A while ago I went out for a girl date with one of my best friends (yes I am a 5 year old, and have more than one bestie – it’s a good way to live), and it turned into a bit of a whirlwind of different bars and ended up with a gin soaked heart to heart. We started out in a wonderful hidden gin den in Edinburgh, called Heads and Tales, you should check it out if you’re in town, and had some delicious gin cocktails and mixes.
I had a Bathtub (I believe – my memory is a little hazy on the details) and then made my way through the different independent gin labels, different garnishing, different mixes and even a choice of glassware. We sat in almost pitch blackness as we drank and talked. She had just changed jobs and was full of excitement and enthusiasm about all things new in her life.
By the time we finished up on the ‘What’s New’ news, we were feeling pecking so we tottered along to try a couple of Ninja Buns at Paradise Palms (delicious filled Bao buns in a questionable student bar setting). It was far too loud there for any more than a few noises of appreciation about the food, a couple of ‘we’re too old for this place’ annoyed looks at the DJ, and we were off again.
The final act of the night was a selection of cocktails at The Potting Shed – a great place if you like to have lots of little things to eat, and an array of cocktails to accompany them. And me and bestie got down to the meat of it. There was a bit of a white elephant between us, because we have a shared hobby – dancing. A hobby that had slowly been limping its finely arched feet out of our lives. We both initially felt that we had a shared responsibility on keeping Dance alive in our lives, and we both felt the other might have let the team down. The truth is that it is OK to let these things just disappear. What was once a defining part of you life might not always be so.
You may have dedicated a decade to cultivating a particular skill, in knitting, swordplay, watercolours, whatever it might be, but occasionally you have to let that go too. And chalk it up to something you ‘used to do’.
In my life I have given up singing, swimming, dancing, art and writing at different stages of my life. Sometimes they come back for a brief flirtation before exiting stage left once again. Recently I have given up Capoeira, one of the hardest hobbies to part with because of the sheer dedication and time invested in actually getting anywhere near good. But giving up, I am undoing 7 years of hard work that involved training 2 – 3 times a week, travelling around Europe and once to Brazil for events and workshops and of course, a close network of training friends. Friends that won’t be a part of my life any more because the thing that glued us together was the sweaty contact of classes three times a week.

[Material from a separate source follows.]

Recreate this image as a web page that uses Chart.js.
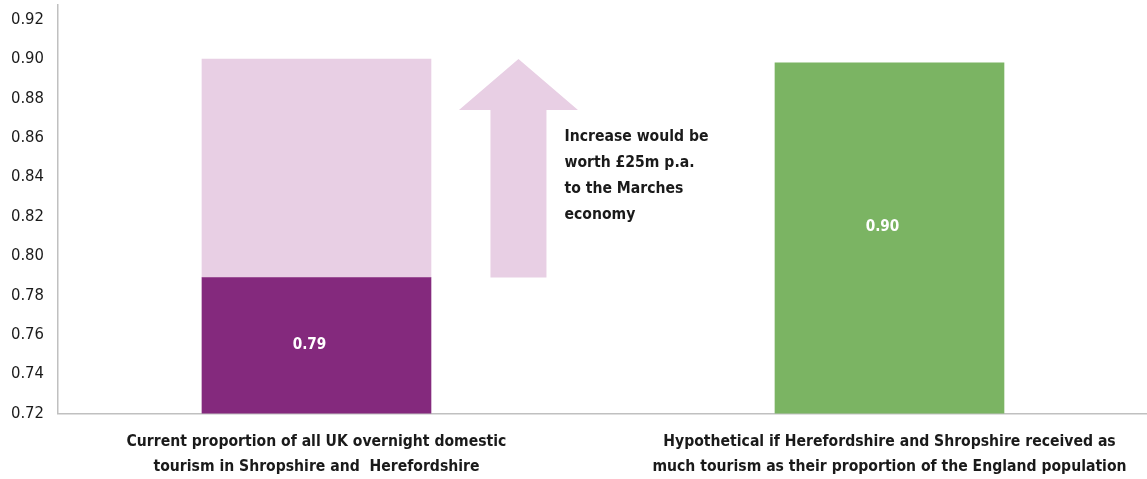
<!DOCTYPE html>
<html>
<head>
<meta charset="utf-8">
<script src="https://cdn.jsdelivr.net/npm/chart.js@4/dist/chart.umd.min.js"></script>
<style>
    html, body { margin: 0; padding: 0; background: #fff; }
    #wrap { width: 1147px; height: 479px; position: relative; }
</style>
</head>
<body>
<div id="wrap"><canvas id="tourism"></canvas></div>
<script>
// categories (multi-line axis labels)
var categories = [
    ['Current proportion of all UK overnight domestic', 'tourism in Shropshire and  Herefordshire'],
    ['Hypothetical if Herefordshire and Shropshire received as', 'much tourism as their proportion of the England population']
];
// proportion values
var currentShare = [0.789];
var increaseShare = [0.111];
var hypotheticalShare = [0.898];
// y axis
var yTicks = [0.72, 0.74, 0.76, 0.78, 0.80, 0.82, 0.84, 0.86, 0.88, 0.90, 0.92];
var noteLines = ['Increase would be', 'worth \u00a325m p.a.', 'to the Marches', 'economy'];

var FONT = '"Liberation Sans Narrow", "DejaVu Sans Condensed", "Roboto", sans-serif';
var DARK = '#84297d';
var LIGHT = '#e8cfe4';
var GREEN = '#7bb463';
var AXIS = '#c0c0c0';

/**
 * arrow between the current bar top and the hypothetical level, plus note text
 */
var arrowPlugin = {
    id: 'arrowNote',
    afterDatasetsDraw: function (chart) {
        var ctx = chart.ctx;
        var x = chart.scales.x;
        var y = chart.scales.y;
        var cx = x.getPixelForValue(0.3525);
        var tip = y.getPixelForValue(currentShare[0] + increaseShare[0]);
        var base = y.getPixelForValue(currentShare[0]);
        var shaft = 28, head = 59.5, headH = 51;

        ctx.save();
        ctx.fillStyle = LIGHT;
        ctx.beginPath();
        ctx.moveTo(cx, tip);
        ctx.lineTo(cx + head, tip + headH);
        ctx.lineTo(cx + shaft, tip + headH);
        ctx.lineTo(cx + shaft, base);
        ctx.lineTo(cx - shaft, base);
        ctx.lineTo(cx - shaft, tip + headH);
        ctx.lineTo(cx - head, tip + headH);
        ctx.closePath();
        ctx.fill();

        ctx.fillStyle = '#1a1a1a';
        ctx.font = 'bold 15.6px ' + FONT;
        ctx.textAlign = 'left';
        ctx.textBaseline = 'middle';
        var ty = y.getPixelForValue(0.8605);
        for (var i = 0; i < noteLines.length; i++) {
            ctx.fillText(noteLines[i], cx + shaft + 18, ty + i * 26);
        }
        ctx.restore();
    }
};

/**
 * value labels inside the solid bars
 */
var valuePlugin = {
    id: 'valueLabels',
    afterDatasetsDraw: function (chart) {
        var ctx = chart.ctx;
        var area = chart.chartArea;
        ctx.save();
        ctx.fillStyle = '#fff';
        ctx.font = 'bold 15.2px ' + FONT;
        ctx.textAlign = 'center';
        ctx.textBaseline = 'middle';
        [0, 2].forEach(function (d) {
            var ds = chart.data.datasets[d];
            var bar = chart.getDatasetMeta(d).data[0];
            var top = Math.max(bar.y, area.top);
            var bottom = Math.min(bar.base, area.bottom);
            ctx.fillText(ds.data[0].y.toFixed(2), bar.x - 7, (top + bottom) / 2 + (ds.labelShift || 0));
        });
        ctx.restore();
    }
};

var data = {
    datasets: [
        {
            label: 'Current',
            data: [{x: 0, y: currentShare[0]}],
            backgroundColor: DARK
        },
        {
            label: 'Increase',
            data: [{x: 0, y: increaseShare[0]}],
            backgroundColor: LIGHT
        },
        {
            label: 'Hypothetical',
            data: [{x: 1, y: hypotheticalShare[0]}],
            backgroundColor: GREEN,
            labelShift: -11
        }
    ]
};

var options = {
    responsive: true,
    maintainAspectRatio: false,
    animation: false,
    layout: { padding: { top: 5, left: 0, right: 0, bottom: 0 } },
    plugins: { legend: { display: false }, tooltip: { enabled: false } },
    datasets: { bar: { barThickness: 229 } },
    scales: {
        x: {
            type: 'linear',
            stacked: true,
            offset: false,
            min: -0.4511,
            max: 1.4494,
            grid: { display: false, drawTicks: false },
            border: { display: true, color: AXIS, width: 1.5 },
            afterBuildTicks: function (scale) {
                scale.ticks = categories.map(function (c, i) { return {value: i}; });
            },
            afterFit: function (scale) {
                scale.height = 65.5;
                scale.paddingLeft = 0;
                scale.paddingRight = 0;
            },
            ticks: {
                autoSkip: false,
                maxRotation: 0,
                padding: 16,
                color: '#1a1a1a',
                font: { family: FONT, size: 15.6, weight: 'bold', lineHeight: 1.6 },
                callback: function (v) { return categories[v]; }
            }
        },
        y: {
            stacked: true,
            min: 0.72,
            max: 0.9274,
            grid: { display: false, drawTicks: false },
            border: { display: true, color: AXIS, width: 1.5 },
            afterBuildTicks: function (scale) {
                scale.ticks = yTicks.map(function (v) { return {value: v}; });
            },
            afterFit: function (scale) {
                scale.width = 58;
                scale.paddingTop = 0;
                scale.paddingBottom = 0;
            },
            ticks: {
                padding: 14,
                color: '#1a1a1a',
                font: { family: FONT, size: 16.5 },
                callback: function (v) { return v.toFixed(2); }
            }
        }
    }
};

var ctx = document.getElementById('tourism').getContext('2d');
var tourismChart = new Chart(ctx, { type: 'bar', data: data, options: options, plugins: [arrowPlugin, valuePlugin] });
</script>
</body>
</html>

Us women are often exhibitors of the Duck Syndrome – where you appear to gracefully float along successfully in life, but your little exhausted feet are paddling for their lives just under the surface. Our chat at the Potting Shed led us to realised that once in a while we need to strip things bare: let go of a hobby, let go of your 10k run, or need to bake a cake a week, or any of the other unrealistic expectations you put on yourself. Sometimes just a career, or a relationship, or a home can be hard enough to handle, and that’s OK. Then it’s time to simplify, minimise the noise, and build up your stamina until you can once again juggle your carefully curated social media posts, blogs, parties, hobbies and taking over the world.